I don't blame the people of Burkesville for being horrified and defensive while burning in the national spotlight, but frankly this should have never happened in the first place.  The NRA exists to sell firearms, and they've gotten so powerful now we have gender-coded rifles for your little hunters.  This was apparently going on without too much issue, either.  The company that sold Crickett Rifles made a pretty penny over the years, because it was a popular product.

The issue of course is why it was popular.  I'm betting it still is, hell the NRA is telling parents for safety they need to keep a gun in your kid's room, because that's where you're going to barricade yourself in when the inevitable jackbooted thugs come for you.  I can't think of an outfit that has successfully leveraged the paranoid style better than the NRA, and in rural America, that means there's no way we're going to make any headway with gun control.  Not unless the culture changes, and that's going to take another generation or two.
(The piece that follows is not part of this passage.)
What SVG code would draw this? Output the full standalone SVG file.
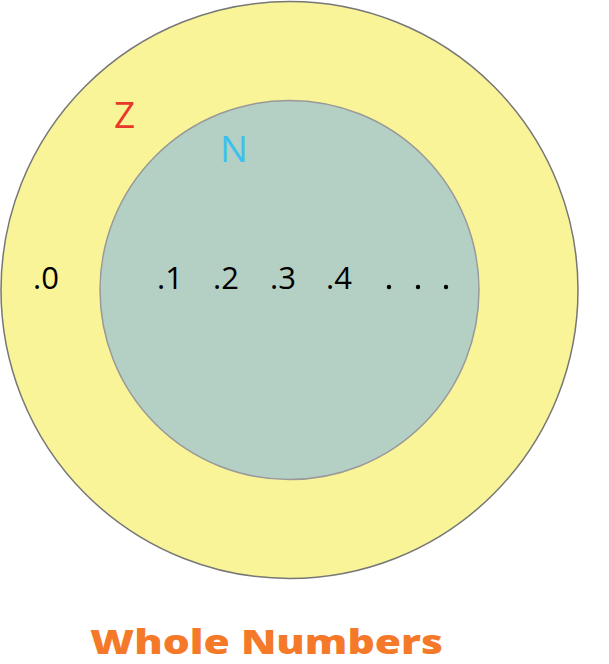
<svg xmlns="http://www.w3.org/2000/svg" width="609" height="664" viewBox="0 0 609 664">
<style>
.num{font-family:"Open Sans","Noto Sans",sans-serif;font-size:31px;fill:#000}
.lbl{font-family:"Open Sans","Noto Sans",sans-serif;font-size:37px}
.title{font-family:"Open Sans","Noto Sans",sans-serif;font-size:34px;font-weight:800;fill:#f47a2a}
</style>
<rect width="609" height="664" fill="#fff"/>
<g id="Z">
<circle cx="289.5" cy="290" r="288.5" fill="#f9f498" stroke="#777" stroke-width="1.5"/>
<text class="lbl" x="114" y="128" fill="#e8382a">Z</text>
<text class="num" x="33" y="289">.0</text>
</g>
<g id="N">
<circle cx="289.5" cy="290" r="189.5" fill="#b4cfc4" stroke="#999" stroke-width="1.5"/>
<text class="lbl" x="220" y="162" fill="#3ec0ef">N</text>
<text class="num" x="157" y="289">.1</text>
<text class="num" x="213" y="289">.2</text>
<text class="num" x="270" y="289">.3</text>
<text class="num" x="326" y="289">.4</text>
<circle cx="389" cy="287" r="2.2" fill="#000"/>
<circle cx="418" cy="287" r="2.2" fill="#000"/>
<circle cx="446" cy="287" r="2.2" fill="#000"/>
</g>
<g id="connectors"/>
<text class="title" x="90" y="654" textLength="353" lengthAdjust="spacingAndGlyphs">Whole Numbers</text>
</svg>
It's a shot in the dark at best.

Don't Call It A Comeback

He's been here for years.  Looks like I may very well have to eat my words on Mark Sanford losing tomorrow.

PPP's final poll of the special election in South Carolina's 1st Congressional District finds a race that's too close to call, with Republican Mark Sanford leading Democrat Elizabeth Colbert Busch 47-46. The 1 point lead for Sanford represents a 10 point reversal from PPP's poll of the race two weeks ago, when Colbert Busch led by 9 points at 50-41.

Sanford has gotten back into the race by nationalizing it and painting Colbert Busch as a liberal. A plurality of voters in the district- 47%- say they think Colbert Busch is a liberal compared to 43% who characterize her as ideologically 'about right.' Colbert Busch's favorability rating has dropped a net 19 points compared to 2 weeks ago, from +25 then at 56/31 to +6 now at 50/44.

While Colbert Busch is seen as too liberal, 48% of voters think that Sanford's views are 'about right' on the issues compared to just 38% who see him as too conservative. Sanford's also seen some repair to his image over the course of the campaign. Although he's still unpopular, sporting a -11 net favorability rating at 43/54, that's up a net 13 points from our first poll in March when he was at 34/58.

Pretty good, considering national Republicans walked away from the guySC-1 remains a R+11 district according to the Cook Political Report, meaning that Colbert Busch's 9 point lead was not going to last.  It didn't.  The liberal card still works, folks....and SC Republicans set up the district to make sure that card could be played.

So now we have a tight race that Sanford can definitely pull off, and the election is tomorrow.  We'll see if Colbert Busch can get out the vote, but even if she wins, next November she'll be among the top targets for the GOP to take back in 2014, and the reality is thanks to gerrymandering, it will be a lot easier for them to do so with any candidate who isn't as flawed as Sanford, as Nate Silver points out.

Since 1997 (which is as far back as records of special elections go on, candidates who won a special election in a district carried by the opposing political party in the preceding presidential election have had fleeting tenures in Congress.

There have been 59 special elections since 1997, and just 14 candidates have carried districts that leaned away from their political party (a Republican representing a Democratic-leaning seat or vice versa). Of those 14, 13 no longer hold those seats.1 The lone exception is Representative Ron Barber, who won a full term in Arizona’s Eighth Congressional District in 2012 after winning a special election to replace former Representative Gabrielle Giffords.

Here's a guy who should be losing by a district where the Republican has an 11 point advantage.  Voila, a one point lead.  Any nominally competent Republican would win this by double digits, and even if she does pull it off tomorrow, odds a really good that November of next year this goes back to the GOP.

This is the political reality of gerrymandering, folks:  flipping partisan House districts long-term is nearly impossible.